» Collected material
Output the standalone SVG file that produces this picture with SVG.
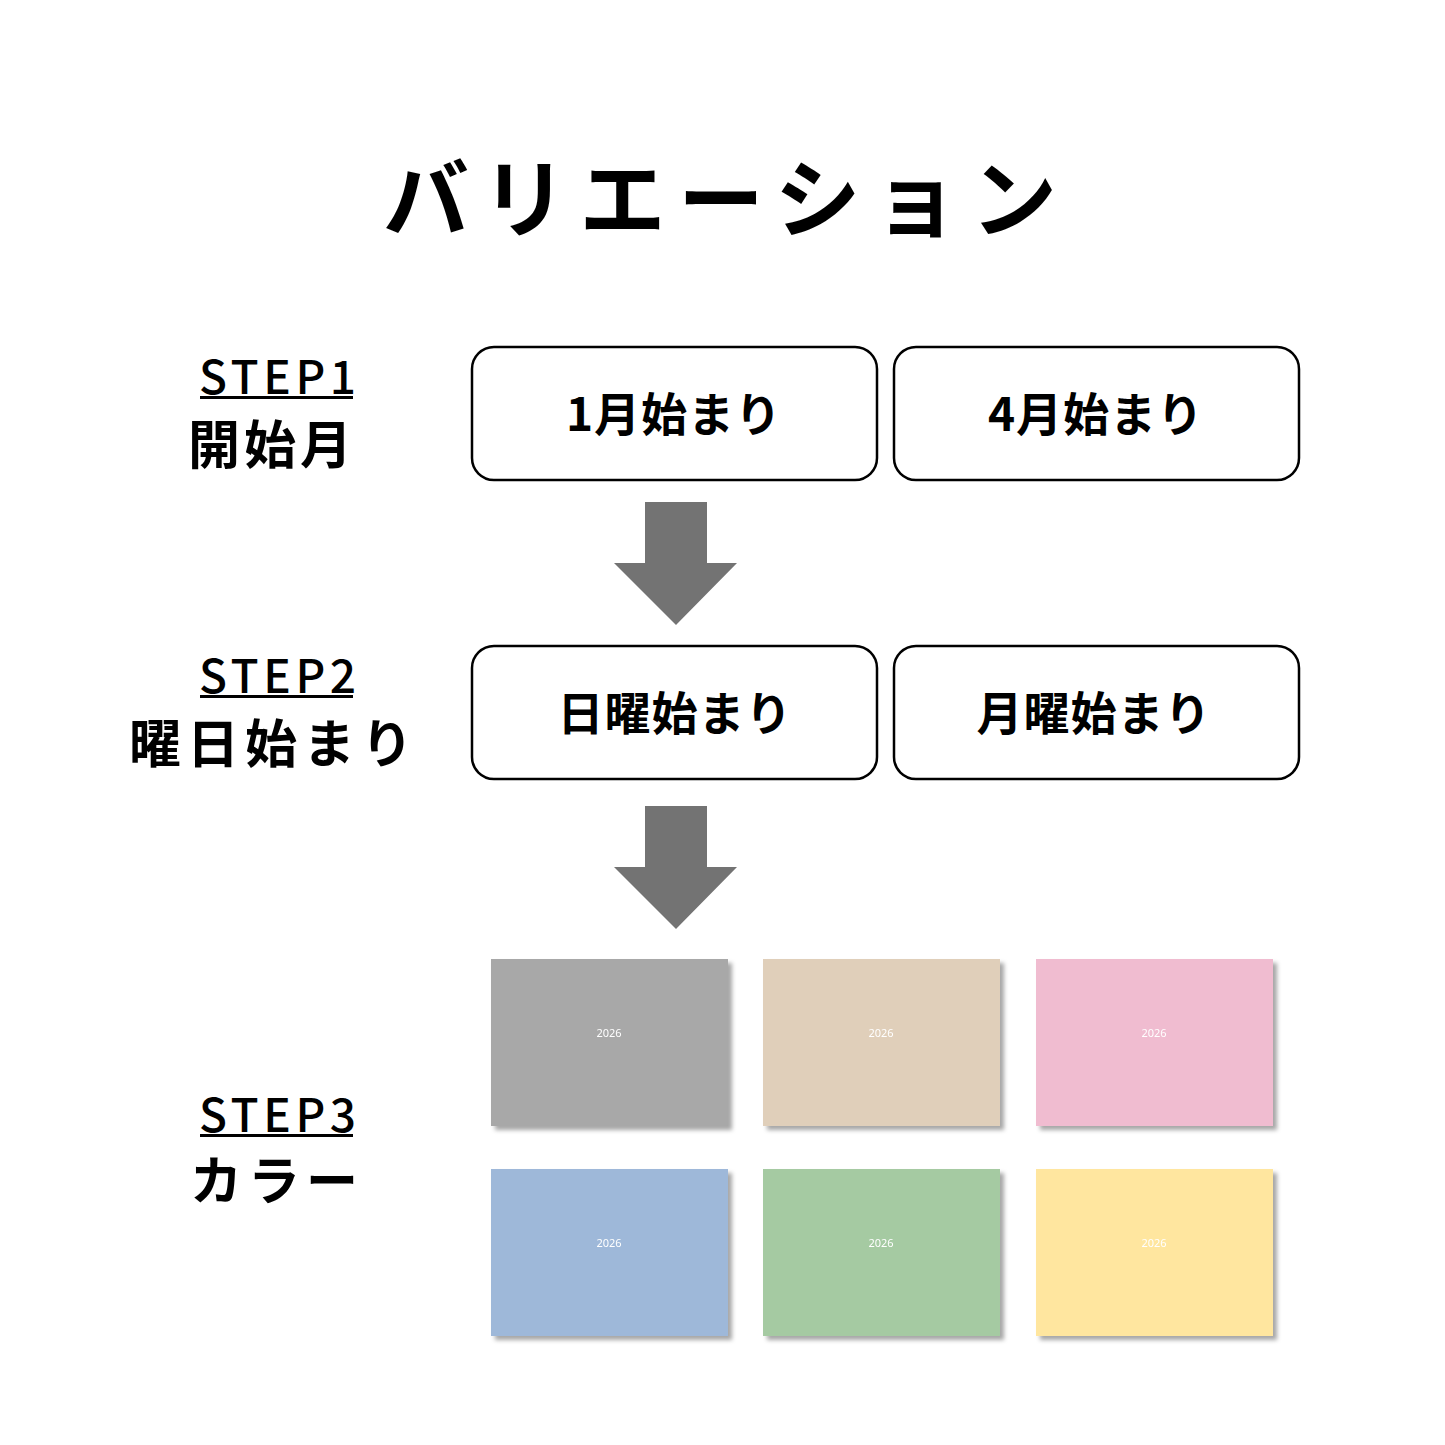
<svg xmlns="http://www.w3.org/2000/svg" width="1445" height="1445" viewBox="0 0 1445 1445">
<defs>
<style>
.jp{font-family:"Noto Sans CJK JP","Noto Sans",sans-serif;font-weight:700;fill:#000}
.step{font-family:"Noto Sans CJK JP","Noto Sans",sans-serif;font-weight:500;font-size:46px;letter-spacing:4.6px;fill:#000}
.lbl{font-size:52px;text-anchor:middle}
.box{fill:#fff;stroke:#000;stroke-width:2.5}
.bt{font-size:46px;text-anchor:middle;letter-spacing:1px}
.yr{font-family:"Noto Sans","DejaVu Sans",sans-serif;font-size:11px;fill:#fff;text-anchor:middle}
.arr{fill:#737373}
</style>
<filter id="sh" x="-10%" y="-10%" width="130%" height="130%">
<feDropShadow dx="4" dy="4" stdDeviation="2" flood-color="#000" flood-opacity="0.35"/>
</filter>
</defs>
<rect width="1445" height="1445" fill="#fff"/>
<text id="title" class="jp" x="383" y="231" font-size="86" letter-spacing="12.3">バリエーション</text>

<g id="step1">
<text class="step" x="199" y="394">STEP1</text>
<rect x="200" y="396" width="153" height="3"/>
<text class="jp lbl" x="272" y="464" letter-spacing="4">開始月</text>
</g>
<g id="step2">
<text class="step" x="199" y="693">STEP2</text>
<rect x="200" y="695" width="153" height="3"/>
<text class="jp lbl" x="274" y="763" letter-spacing="6">曜日始まり</text>
</g>
<g id="step3">
<text class="step" x="199" y="1132">STEP3</text>
<rect x="200" y="1134" width="153" height="3"/>
<text class="jp lbl" x="277" y="1200" letter-spacing="6">カラー</text>
</g>

<g id="box-jan"><rect class="box" x="472" y="347" width="405" height="133" rx="22"/><text class="jp bt" x="674" y="431">1月始まり</text></g>
<g id="box-apr"><rect class="box" x="894" y="347" width="405" height="133" rx="22"/><text class="jp bt" x="1096" y="431">4月始まり</text></g>
<g id="box-sun"><rect class="box" x="472" y="646" width="405" height="133" rx="22"/><text class="jp bt" x="675" y="730">日曜始まり</text></g>
<g id="box-mon"><rect class="box" x="894" y="646" width="405" height="133" rx="22"/><text class="jp bt" x="1094" y="730">月曜始まり</text></g>

<g id="connectors">
<polygon class="arr" points="645,502 707,502 707,563 737,563 676,625 614,563 645,563"/>
<polygon class="arr" points="645,806 707,806 707,867 737,867 676,929 614,867 645,867"/>
</g>

<g id="cards" filter="url(#sh)">
<g id="card-gray"><rect x="491" y="959" width="237" height="167" fill="#A8A8A8"/><text class="yr" x="609" y="1037">2026</text></g>
<g id="card-beige"><rect x="763" y="959" width="237" height="167" fill="#E0CFBA"/><text class="yr" x="881" y="1037">2026</text></g>
<g id="card-pink"><rect x="1036" y="959" width="237" height="167" fill="#F0BCD0"/><text class="yr" x="1154" y="1037">2026</text></g>
<g id="card-blue"><rect x="491" y="1169" width="237" height="167" fill="#9EB8D9"/><text class="yr" x="609" y="1247">2026</text></g>
<g id="card-green"><rect x="763" y="1169" width="237" height="167" fill="#A5CAA2"/><text class="yr" x="881" y="1247">2026</text></g>
<g id="card-yellow"><rect x="1036" y="1169" width="237" height="167" fill="#FFE69F"/><text class="yr" x="1154" y="1247">2026</text></g>
</g>
</svg>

» Task brief
Leave out the pictures and output the rest of the material exactly as written.

» Final result
Output the standalone SVG file that produces this picture with SVG.
<svg xmlns="http://www.w3.org/2000/svg" width="1445" height="1445" viewBox="0 0 1445 1445">
<defs>
<style>
.jp{font-family:"Noto Sans CJK JP","Noto Sans",sans-serif;font-weight:700;fill:#000}
.step{font-family:"Noto Sans CJK JP","Noto Sans",sans-serif;font-weight:500;font-size:46px;letter-spacing:4.6px;fill:#000}
.lbl{font-size:52px;text-anchor:middle}
.box{fill:#fff;stroke:#000;stroke-width:2.5}
.bt{font-size:46px;text-anchor:middle;letter-spacing:1px}
.yr{font-family:"Noto Sans","DejaVu Sans",sans-serif;font-size:11px;fill:#fff;text-anchor:middle}
.arr{fill:#737373}
</style>
<filter id="sh" x="-10%" y="-10%" width="130%" height="130%">
<feDropShadow dx="4" dy="4" stdDeviation="2" flood-color="#000" flood-opacity="0.35"/>
</filter>
</defs>
<rect width="1445" height="1445" fill="#fff"/>
<text id="title" class="jp" x="383" y="231" font-size="86" letter-spacing="12.3">バリエーション</text>

<g id="step1">
<text class="step" x="199" y="394">STEP1</text>
<rect x="200" y="396" width="153" height="3"/>
<text class="jp lbl" x="272" y="464" letter-spacing="4">開始月</text>
</g>
<g id="step2">
<text class="step" x="199" y="693">STEP2</text>
<rect x="200" y="695" width="153" height="3"/>
<text class="jp lbl" x="274" y="763" letter-spacing="6">曜日始まり</text>
</g>
<g id="step3">
<text class="step" x="199" y="1132">STEP3</text>
<rect x="200" y="1134" width="153" height="3"/>
<text class="jp lbl" x="277" y="1200" letter-spacing="6">カラー</text>
</g>

<g id="box-jan"><rect class="box" x="472" y="347" width="405" height="133" rx="22"/><text class="jp bt" x="674" y="431">1月始まり</text></g>
<g id="box-apr"><rect class="box" x="894" y="347" width="405" height="133" rx="22"/><text class="jp bt" x="1096" y="431">4月始まり</text></g>
<g id="box-sun"><rect class="box" x="472" y="646" width="405" height="133" rx="22"/><text class="jp bt" x="675" y="730">日曜始まり</text></g>
<g id="box-mon"><rect class="box" x="894" y="646" width="405" height="133" rx="22"/><text class="jp bt" x="1094" y="730">月曜始まり</text></g>

<g id="connectors">
<polygon class="arr" points="645,502 707,502 707,563 737,563 676,625 614,563 645,563"/>
<polygon class="arr" points="645,806 707,806 707,867 737,867 676,929 614,867 645,867"/>
</g>

<g id="cards" filter="url(#sh)">
<g id="card-gray"><rect x="491" y="959" width="237" height="167" fill="#A8A8A8"/><text class="yr" x="609" y="1037">2026</text></g>
<g id="card-beige"><rect x="763" y="959" width="237" height="167" fill="#E0CFBA"/><text class="yr" x="881" y="1037">2026</text></g>
<g id="card-pink"><rect x="1036" y="959" width="237" height="167" fill="#F0BCD0"/><text class="yr" x="1154" y="1037">2026</text></g>
<g id="card-blue"><rect x="491" y="1169" width="237" height="167" fill="#9EB8D9"/><text class="yr" x="609" y="1247">2026</text></g>
<g id="card-green"><rect x="763" y="1169" width="237" height="167" fill="#A5CAA2"/><text class="yr" x="881" y="1247">2026</text></g>
<g id="card-yellow"><rect x="1036" y="1169" width="237" height="167" fill="#FFE69F"/><text class="yr" x="1154" y="1247">2026</text></g>
</g>
</svg>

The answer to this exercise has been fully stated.